> **AIM**:
Every line that holds "this" should be shown.

Begin SUPPLIED RECORDS

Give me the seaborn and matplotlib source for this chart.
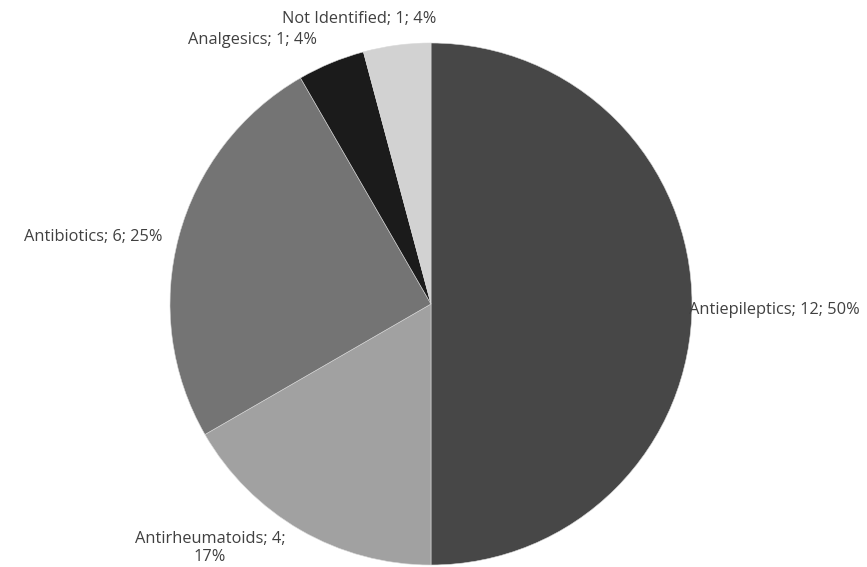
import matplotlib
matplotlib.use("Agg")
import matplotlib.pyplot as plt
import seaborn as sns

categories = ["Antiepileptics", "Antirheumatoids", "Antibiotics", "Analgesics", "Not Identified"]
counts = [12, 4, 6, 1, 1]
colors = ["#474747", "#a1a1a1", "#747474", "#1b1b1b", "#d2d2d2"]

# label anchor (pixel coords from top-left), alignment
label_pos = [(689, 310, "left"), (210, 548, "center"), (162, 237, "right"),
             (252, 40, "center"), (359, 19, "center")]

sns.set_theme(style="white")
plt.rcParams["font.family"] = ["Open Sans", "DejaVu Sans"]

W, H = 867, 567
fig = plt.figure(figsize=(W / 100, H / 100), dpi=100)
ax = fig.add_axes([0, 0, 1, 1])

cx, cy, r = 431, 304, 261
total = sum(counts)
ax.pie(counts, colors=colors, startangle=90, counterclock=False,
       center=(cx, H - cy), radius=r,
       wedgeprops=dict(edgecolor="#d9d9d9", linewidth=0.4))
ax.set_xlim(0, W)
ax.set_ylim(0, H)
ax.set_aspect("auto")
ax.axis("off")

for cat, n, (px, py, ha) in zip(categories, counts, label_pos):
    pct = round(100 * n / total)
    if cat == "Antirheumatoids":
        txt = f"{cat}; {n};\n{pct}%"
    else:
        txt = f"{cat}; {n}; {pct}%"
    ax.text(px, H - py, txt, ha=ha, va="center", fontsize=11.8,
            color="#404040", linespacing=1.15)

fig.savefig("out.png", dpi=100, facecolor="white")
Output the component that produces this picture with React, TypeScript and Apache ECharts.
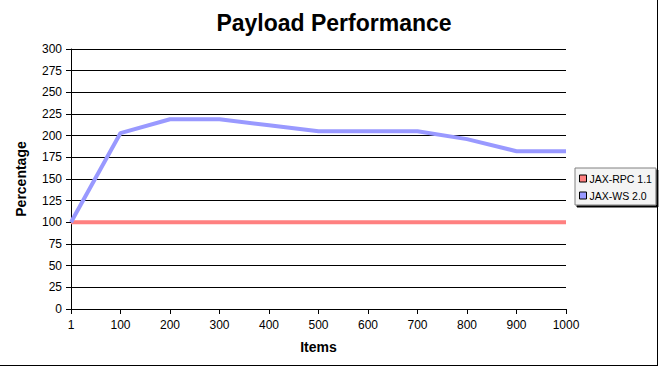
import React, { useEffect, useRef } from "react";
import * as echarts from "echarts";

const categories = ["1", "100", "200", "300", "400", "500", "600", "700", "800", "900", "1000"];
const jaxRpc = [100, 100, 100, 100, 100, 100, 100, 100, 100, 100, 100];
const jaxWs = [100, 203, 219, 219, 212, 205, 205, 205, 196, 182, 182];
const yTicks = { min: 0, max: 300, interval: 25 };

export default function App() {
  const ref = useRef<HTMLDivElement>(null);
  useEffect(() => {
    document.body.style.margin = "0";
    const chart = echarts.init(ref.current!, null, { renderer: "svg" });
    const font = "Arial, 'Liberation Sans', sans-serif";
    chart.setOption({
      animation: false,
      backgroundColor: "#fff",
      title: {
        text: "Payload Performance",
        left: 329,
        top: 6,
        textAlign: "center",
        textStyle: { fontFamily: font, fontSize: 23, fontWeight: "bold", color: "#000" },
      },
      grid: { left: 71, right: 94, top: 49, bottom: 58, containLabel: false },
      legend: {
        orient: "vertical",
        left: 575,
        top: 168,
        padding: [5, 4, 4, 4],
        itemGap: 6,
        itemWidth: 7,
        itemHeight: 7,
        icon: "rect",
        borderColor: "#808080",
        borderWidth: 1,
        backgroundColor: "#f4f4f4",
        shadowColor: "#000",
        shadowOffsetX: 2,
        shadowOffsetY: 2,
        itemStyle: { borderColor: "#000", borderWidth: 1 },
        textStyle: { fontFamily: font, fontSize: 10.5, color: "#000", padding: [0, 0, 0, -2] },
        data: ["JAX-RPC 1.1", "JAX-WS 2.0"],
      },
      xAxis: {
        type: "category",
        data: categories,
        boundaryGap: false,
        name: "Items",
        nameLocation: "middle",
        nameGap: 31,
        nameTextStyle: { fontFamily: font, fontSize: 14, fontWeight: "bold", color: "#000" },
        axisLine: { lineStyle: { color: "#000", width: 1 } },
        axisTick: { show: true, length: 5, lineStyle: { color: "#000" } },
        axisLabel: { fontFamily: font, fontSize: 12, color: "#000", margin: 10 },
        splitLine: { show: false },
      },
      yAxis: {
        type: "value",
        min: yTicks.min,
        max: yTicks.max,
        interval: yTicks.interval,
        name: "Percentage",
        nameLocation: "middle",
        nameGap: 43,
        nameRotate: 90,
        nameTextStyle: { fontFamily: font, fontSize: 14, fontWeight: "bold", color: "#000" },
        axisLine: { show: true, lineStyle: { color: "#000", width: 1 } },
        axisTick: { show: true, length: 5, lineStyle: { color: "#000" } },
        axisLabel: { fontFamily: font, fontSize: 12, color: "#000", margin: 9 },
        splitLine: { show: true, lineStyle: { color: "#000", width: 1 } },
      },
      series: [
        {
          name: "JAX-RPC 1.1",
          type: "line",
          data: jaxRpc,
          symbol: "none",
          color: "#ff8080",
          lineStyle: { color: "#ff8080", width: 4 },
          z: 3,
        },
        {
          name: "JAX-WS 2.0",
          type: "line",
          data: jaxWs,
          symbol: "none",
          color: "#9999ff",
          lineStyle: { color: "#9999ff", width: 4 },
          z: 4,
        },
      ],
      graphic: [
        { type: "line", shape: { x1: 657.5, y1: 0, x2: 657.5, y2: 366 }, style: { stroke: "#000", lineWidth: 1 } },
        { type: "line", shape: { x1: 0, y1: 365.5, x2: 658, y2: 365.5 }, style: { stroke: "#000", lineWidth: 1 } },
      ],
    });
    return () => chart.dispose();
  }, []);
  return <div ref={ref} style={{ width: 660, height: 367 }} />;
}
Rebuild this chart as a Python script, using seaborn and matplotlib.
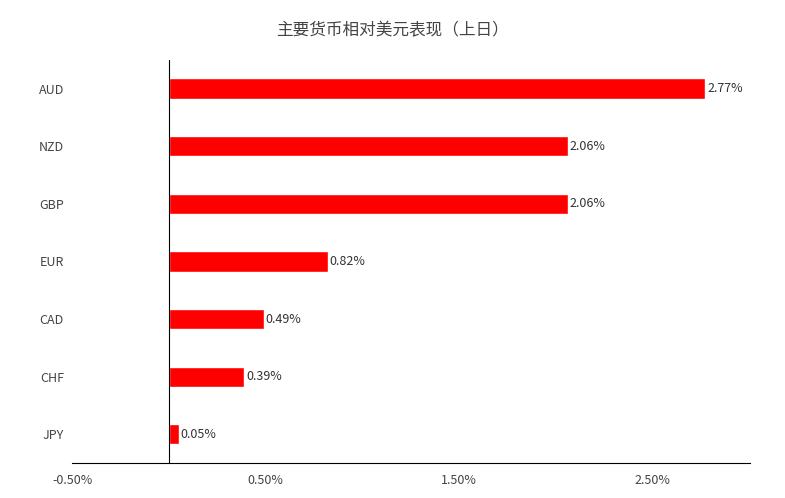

End SUPPLIED RECORDS

> **TASK SOLUTION**:
Give me the seaborn and matplotlib source for this chart.
Output the component that produces this picture with React, TypeScript and Apache ECharts.
Rebuild this chart as a Python script, using seaborn and matplotlib.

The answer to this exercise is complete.